Sixty-seven graves covered by brush and almost forgotten have been found and marked in a refurbished cemetery on Gilmer County’s east side.
Last Friday, 16 community members who helped uncover the old African-American resting place honored the dead by dedicating the shade-covered space as Rose Cemetery.
The two-and-a-half year project of finding and marking the graves began when Jennifer Anderson and her husband, Danny, moved into the Yukon community along John Teem Road, and neighbors told them stories about the black cemetery at its juncture with Ravencliff Road.
At the ceremony, Anderson gave a brief history of the African-American families who lived there.
“Today, we’re here to honor and remember those who are buried in this sacred burial ground that we call Rose Cemetery,” she said. “This cemetery was abandoned and neglected, and as you all know, those who once took care of it left and there aren’t any records.”
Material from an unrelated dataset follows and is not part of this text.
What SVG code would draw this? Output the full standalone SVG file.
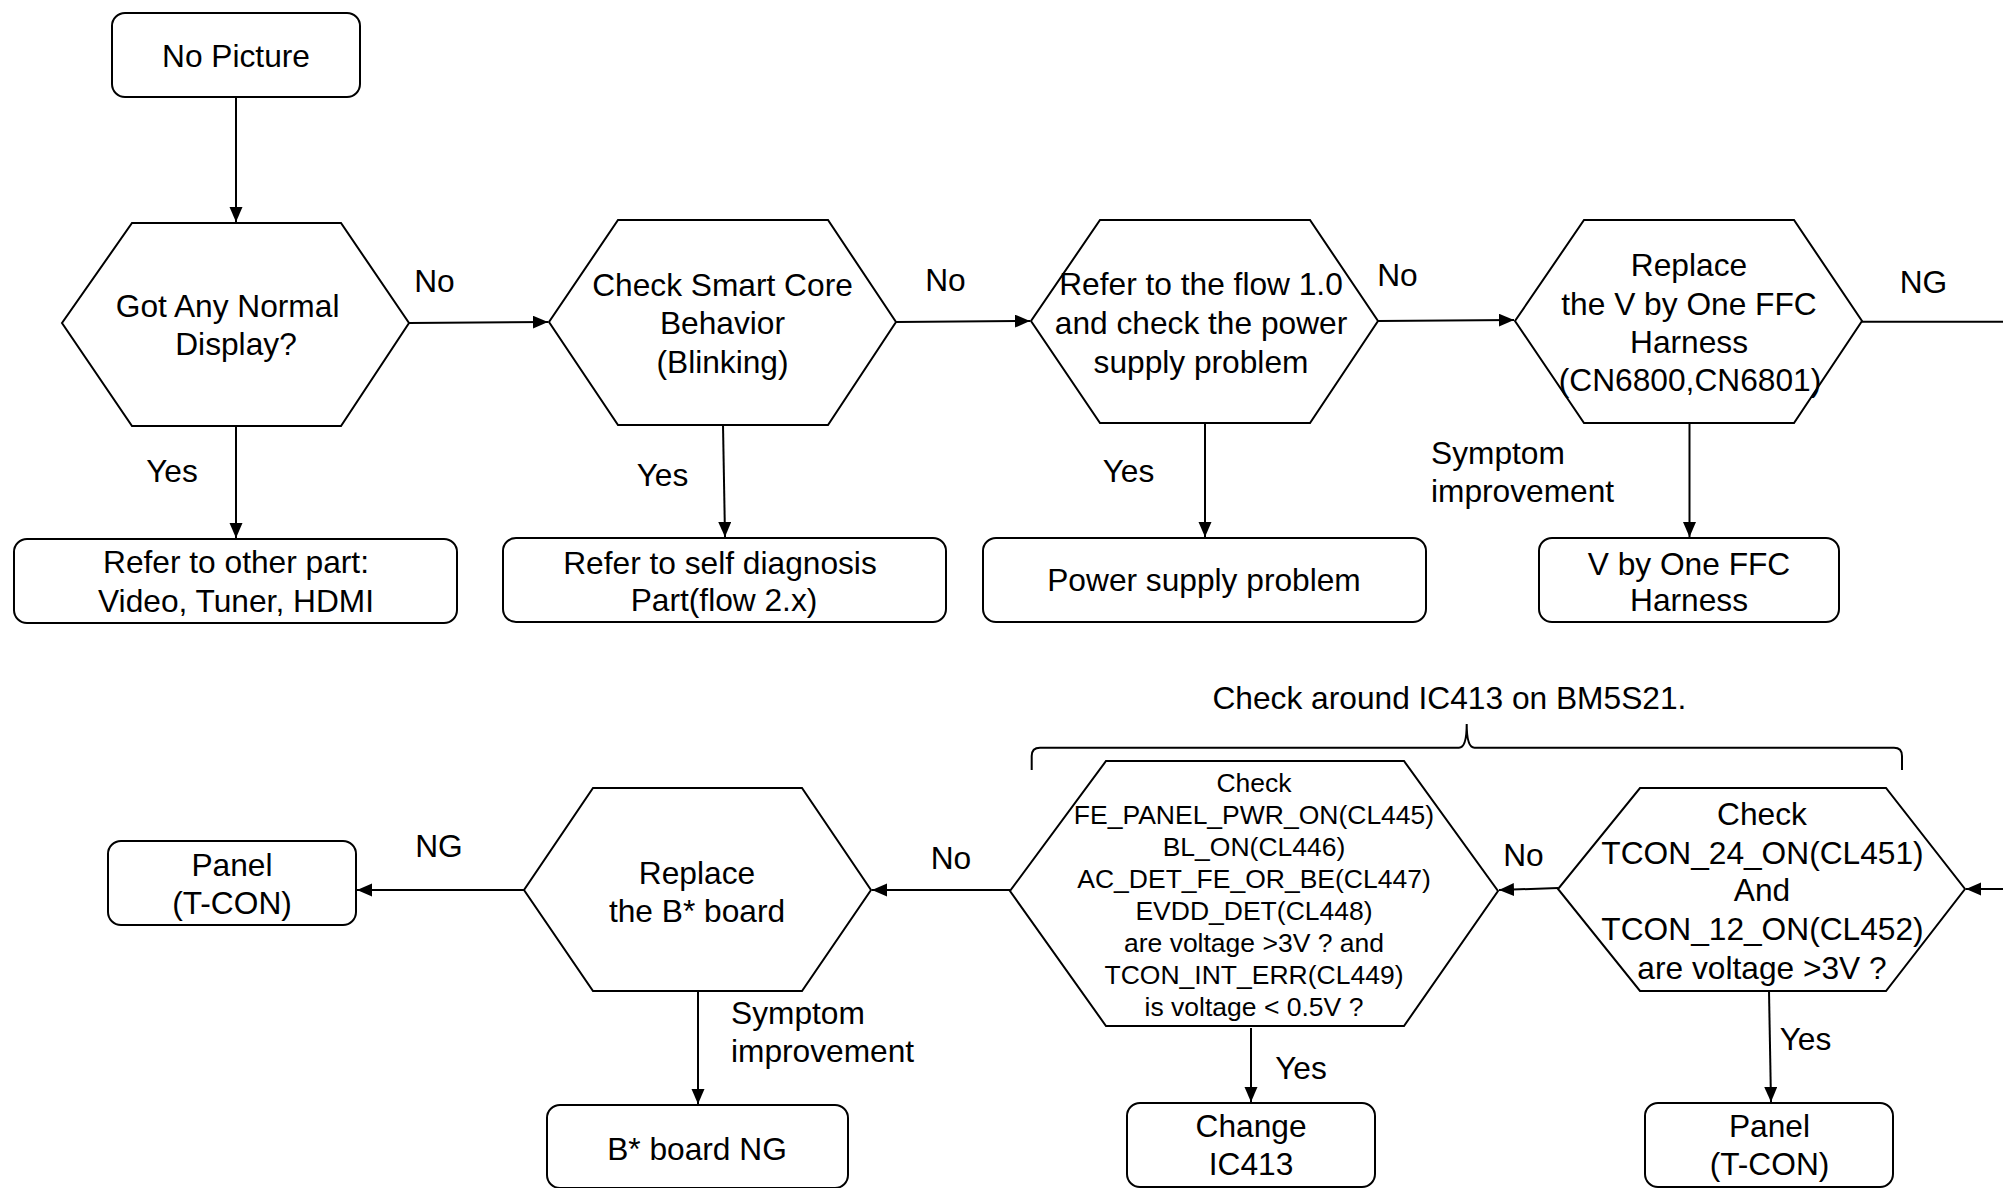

Anderson said the graveyard is so old it sat on a land lot in Cherokee County — totaling 160 acres — before Gilmer County was formed, and it was then split into two 80-acre tracts. In 1876, Marion Palmer owned one of the 80-acre tracts, and Henry Wright owned the other 80 acres. Palmer was a farmer and Wright was a preacher.
“We were told there’s a church down on the creek, but we haven’t found it … there were 30 African-Americans living here in 1870 (according to the census for that year),” she noted. “In 1880, there were 46. So we know this was a little community. Through ground-penetrating radar, we know that there’s 67 graves — four people in caskets and the rest in shrouds; five babies and 10 children or teenagers, and 52 adults.”
Anderson’s close friend and co-researcher Susan Noles knows a good project when she sees it. Noles thanked “every person who has helped us, even if they just thought about it.”
“I appreciate each and every one of you, you just don’t know how much,” she continued. “We’ve got ladies weed eating every two weeks, and they weed the flowers — we just all work together, and I think that’s the biggest thing with our Rose Cemetery, that we’re a community.”
Rick Stirewalt, a local resident and volunteer on the project, said work on the old cemetery had a practical application as well. He explained that before renovations began there were times when sirens and the red-and-blue lights of law enforcement vehicles arrived at the site.
“This was the drug drop,” he said of prior illegal activity. “The weeds were this high (shoulder height). You could sit down in it, and the cops couldn’t see you. We (neighbors) decided one day to weed eat the whole place, and we got about partway up and it couldn’t have been but a few days later when this crowd (those present) showed up and did the rest. So I want to say thank you to all of you for helping us feel more safe.”
Little is known about Mary Rose, for whom the cemetery is named. That doesn’t matter, the Rev. Steve Fields pointed out.
“You’re here honoring the lives of people that existed, (and) we believe the Bible teaches that every single person that is conceived is an important person to God … we’re here to celebrate that their lives were significant,” said Fields, who grew up on the mission field in Africa and pastors Covenant Community Church of Ellijay.
He commended the volunteers for valuing life, since in his experience life is not valued highly in many foreign lands.
“We’re thankful for people who put in so much effort and care for the resting place of people they don’t even know and hardly know anything about, to honor that they lived and that they served, then died and are buried in this place,” Fields prayed. “We dedicate this plaque today in their memory and in their honor, and to show that we care … thank you for this moment in time when we honor these people that lived in our community.”
“These people deserve to be remembered, they deserve a peaceful resting place,” said Anderson.